**Goal of the exercise:** Skip every image and restate the data word for word.

***

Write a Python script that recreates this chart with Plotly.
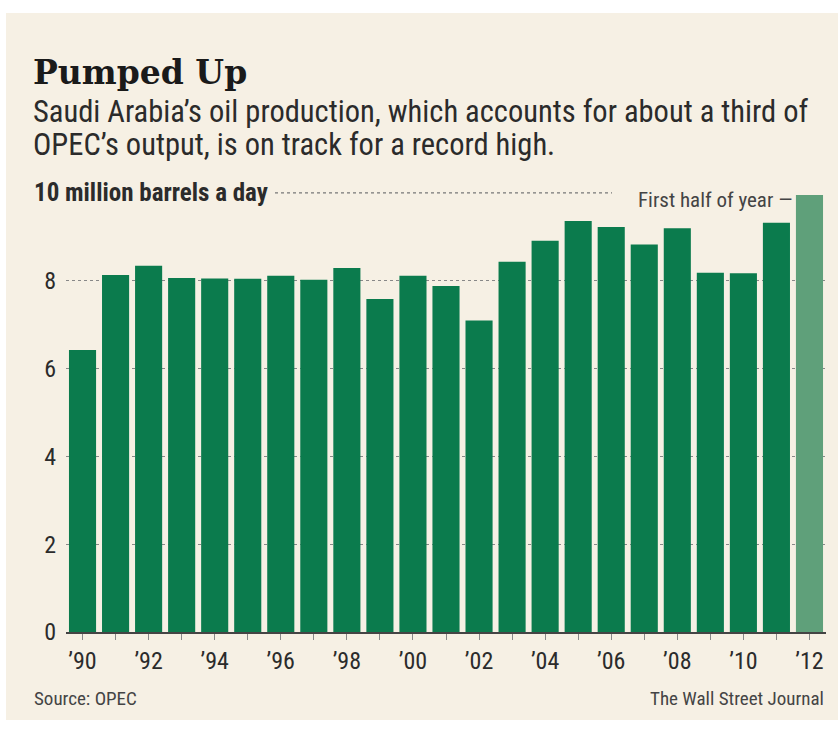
import plotly.graph_objects as go

years = list(range(1990, 2013))
production = [6.42, 8.13, 8.34, 8.06, 8.05, 8.04, 8.11, 8.02, 8.29, 7.58, 8.11,
              7.88, 7.09, 8.43, 8.91, 9.36, 9.22, 8.82, 9.19, 8.18, 8.17, 9.32, 9.95]
tick_labels = [("\u2019" + str(y)[2:] if (y % 2 == 0) else "") for y in years]
y_ticks = [0, 2, 4, 6, 8]

DARK = "#0b7b4d"
LIGHT = "#5fa07a"
CREAM = "#f6f0e4"
TEXT = "#2b2b2b"
NARROW = "Liberation Sans Narrow, Roboto Condensed, Arial Narrow, Liberation Sans, sans-serif"

colors = [DARK] * (len(years) - 1) + [LIGHT]

L, R, T, B = 66, 12, 184, 97
W, H = 838, 729
PW, PH = W - L - R, H - T - B

def px(x):
    return (x - L) / PW

def py(y):
    return (H - B - y) / PH

fig = go.Figure()
fig.add_trace(go.Bar(x=years, y=production, marker=dict(color=colors, line=dict(width=0)),
                     hoverinfo="x+y"))

shapes = [
    dict(type="rect", xref="paper", yref="paper", x0=px(6), x1=px(838), y0=py(720), y1=py(13),
         fillcolor=CREAM, line=dict(width=0), layer="below"),
    dict(type="line", xref="paper", yref="y", x0=px(275), x1=px(612), y0=10, y1=10,
         line=dict(color="#777", width=1.2, dash="dot"), layer="below"),
]

annotations = [
    dict(text="<b>Pumped Up</b>", x=px(31), y=py(72), xref="paper", yref="paper",
         xanchor="left", yanchor="middle", showarrow=False,
         font=dict(family="DejaVu Serif", size=33, color="#1a1a1a")),
    dict(text="Saudi Arabia\u2019s oil production, which accounts for about a third of",
         x=px(31), y=py(112), xref="paper", yref="paper", xanchor="left", yanchor="middle",
         showarrow=False, font=dict(family=NARROW, size=30.5, color=TEXT)),
    dict(text="OPEC\u2019s output, is on track for a record high.",
         x=px(31), y=py(144), xref="paper", yref="paper", xanchor="left", yanchor="middle",
         showarrow=False, font=dict(family=NARROW, size=30.5, color=TEXT)),
    dict(text="<b>10 million barrels a day</b>", x=px(32), y=10, xref="paper", yref="y",
         xanchor="left", yanchor="middle", showarrow=False,
         font=dict(family=NARROW, size=25, color=TEXT)),
    dict(text="First half of year \u2014", x=px(794), y=py(200), xref="paper", yref="paper",
         xanchor="right", yanchor="middle", showarrow=False,
         font=dict(family=NARROW, size=21, color="#444")),
    dict(text="Source: OPEC", x=px(32), y=py(698), xref="paper", yref="paper",
         xanchor="left", yanchor="middle", showarrow=False,
         font=dict(family=NARROW, size=19, color="#444")),
    dict(text="The Wall Street Journal", x=px(826), y=py(698), xref="paper", yref="paper",
         xanchor="right", yanchor="middle", showarrow=False,
         font=dict(family=NARROW, size=19, color="#444")),
]

fig.update_layout(
    width=W, height=H,
    margin=dict(l=L, r=R, t=T, b=B, pad=0),
    paper_bgcolor="white", plot_bgcolor="rgba(0,0,0,0)",
    bargap=0.18, showlegend=False,
    shapes=shapes, annotations=annotations,
    xaxis=dict(range=[1989.5, 2012.5], tickvals=years, ticktext=tick_labels,
               ticks="outside", ticklen=6, tickcolor="#888", tickwidth=1,
               showline=True, linecolor="#444", linewidth=2, showgrid=False, zeroline=False,
               tickfont=dict(family=NARROW, size=24, color=TEXT), fixedrange=True),
    yaxis=dict(range=[0, 10.2], tickvals=y_ticks, ticktext=[str(v) for v in y_ticks],
               showgrid=True, gridcolor="#888", griddash="dot", gridwidth=1,
               zeroline=False, showline=False, ticks="", ticklabelstandoff=9,
               tickfont=dict(family=NARROW, size=24, color=TEXT), fixedrange=True),
)

fig.write_html("out.html", config={"displayModeBar": False},
               post_script="document.body.style.margin='0px';document.body.style.padding='0px';")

***

**Written answer:**
Write a Python script that recreates this chart with Plotly.
import plotly.graph_objects as go

years = list(range(1990, 2013))
production = [6.42, 8.13, 8.34, 8.06, 8.05, 8.04, 8.11, 8.02, 8.29, 7.58, 8.11,
              7.88, 7.09, 8.43, 8.91, 9.36, 9.22, 8.82, 9.19, 8.18, 8.17, 9.32, 9.95]
tick_labels = [("\u2019" + str(y)[2:] if (y % 2 == 0) else "") for y in years]
y_ticks = [0, 2, 4, 6, 8]

DARK = "#0b7b4d"
LIGHT = "#5fa07a"
CREAM = "#f6f0e4"
TEXT = "#2b2b2b"
NARROW = "Liberation Sans Narrow, Roboto Condensed, Arial Narrow, Liberation Sans, sans-serif"

colors = [DARK] * (len(years) - 1) + [LIGHT]

L, R, T, B = 66, 12, 184, 97
W, H = 838, 729
PW, PH = W - L - R, H - T - B

def px(x):
    return (x - L) / PW

def py(y):
    return (H - B - y) / PH

fig = go.Figure()
fig.add_trace(go.Bar(x=years, y=production, marker=dict(color=colors, line=dict(width=0)),
                     hoverinfo="x+y"))

shapes = [
    dict(type="rect", xref="paper", yref="paper", x0=px(6), x1=px(838), y0=py(720), y1=py(13),
         fillcolor=CREAM, line=dict(width=0), layer="below"),
    dict(type="line", xref="paper", yref="y", x0=px(275), x1=px(612), y0=10, y1=10,
         line=dict(color="#777", width=1.2, dash="dot"), layer="below"),
]

annotations = [
    dict(text="<b>Pumped Up</b>", x=px(31), y=py(72), xref="paper", yref="paper",
         xanchor="left", yanchor="middle", showarrow=False,
         font=dict(family="DejaVu Serif", size=33, color="#1a1a1a")),
    dict(text="Saudi Arabia\u2019s oil production, which accounts for about a third of",
         x=px(31), y=py(112), xref="paper", yref="paper", xanchor="left", yanchor="middle",
         showarrow=False, font=dict(family=NARROW, size=30.5, color=TEXT)),
    dict(text="OPEC\u2019s output, is on track for a record high.",
         x=px(31), y=py(144), xref="paper", yref="paper", xanchor="left", yanchor="middle",
         showarrow=False, font=dict(family=NARROW, size=30.5, color=TEXT)),
    dict(text="<b>10 million barrels a day</b>", x=px(32), y=10, xref="paper", yref="y",
         xanchor="left", yanchor="middle", showarrow=False,
         font=dict(family=NARROW, size=25, color=TEXT)),
    dict(text="First half of year \u2014", x=px(794), y=py(200), xref="paper", yref="paper",
         xanchor="right", yanchor="middle", showarrow=False,
         font=dict(family=NARROW, size=21, color="#444")),
    dict(text="Source: OPEC", x=px(32), y=py(698), xref="paper", yref="paper",
         xanchor="left", yanchor="middle", showarrow=False,
         font=dict(family=NARROW, size=19, color="#444")),
    dict(text="The Wall Street Journal", x=px(826), y=py(698), xref="paper", yref="paper",
         xanchor="right", yanchor="middle", showarrow=False,
         font=dict(family=NARROW, size=19, color="#444")),
]

fig.update_layout(
    width=W, height=H,
    margin=dict(l=L, r=R, t=T, b=B, pad=0),
    paper_bgcolor="white", plot_bgcolor="rgba(0,0,0,0)",
    bargap=0.18, showlegend=False,
    shapes=shapes, annotations=annotations,
    xaxis=dict(range=[1989.5, 2012.5], tickvals=years, ticktext=tick_labels,
               ticks="outside", ticklen=6, tickcolor="#888", tickwidth=1,
               showline=True, linecolor="#444", linewidth=2, showgrid=False, zeroline=False,
               tickfont=dict(family=NARROW, size=24, color=TEXT), fixedrange=True),
    yaxis=dict(range=[0, 10.2], tickvals=y_ticks, ticktext=[str(v) for v in y_ticks],
               showgrid=True, gridcolor="#888", griddash="dot", gridwidth=1,
               zeroline=False, showline=False, ticks="", ticklabelstandoff=9,
               tickfont=dict(family=NARROW, size=24, color=TEXT), fixedrange=True),
)

fig.write_html("out.html", config={"displayModeBar": False},
               post_script="document.body.style.margin='0px';document.body.style.padding='0px';")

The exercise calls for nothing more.